FLock.io is all about “Federated Learning,” a privacy-first approach where models train on our local data so we don’t have to upload it.
Gensyn and Prime Intellect are also building blockchain-based protocols to create a global, trustless marketplace for AI compute.
Meanwhile, outfits like Together AI are hammering away at the software side, releasing open-source tools that make distributed training more efficient for everyone.

3 Nuts and bolts

If we want to go down the rabbit hole on how this stuff actually works, here are a few starting points.

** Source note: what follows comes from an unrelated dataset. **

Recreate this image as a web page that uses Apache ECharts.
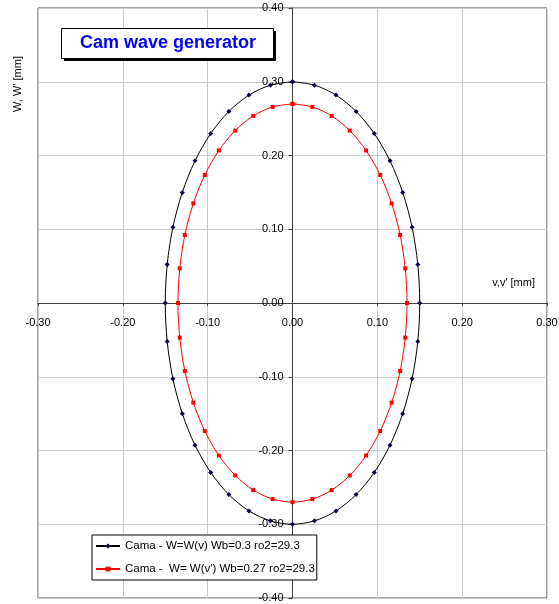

Federated Learning (“Don’t Move the Data”): (McMahan et al. 2023) The foundational paper from Google researchers is a good place to start to understand the core, privacy-preserving concepts many of these projects build on.
Communication Compression. The core problem in distributed training is communication overhead. Vogels, Karimireddy, and Jaggi (2020) is a classic example of the kind of algorithmic tricks used to reduce it dramatically. DisTrO from Nous is a modern evolution of these ideas.
For a look at the software frameworks that make large-scale training manageable (even in a centralized data center), the blog post from Hugging Face and Microsoft on DeepSpeed is excellent. It explains concepts like model sharding in a clear way.

4 References

McMahan, Moore, Ramage, et al. 2023. “Communication-Efficient Learning of Deep Networks from Decentralized Data.”

Vogels, Karimireddy, and Jaggi. 2020. “PowerSGD: Practical Low-Rank Gradient Compression for Distributed Optimization.”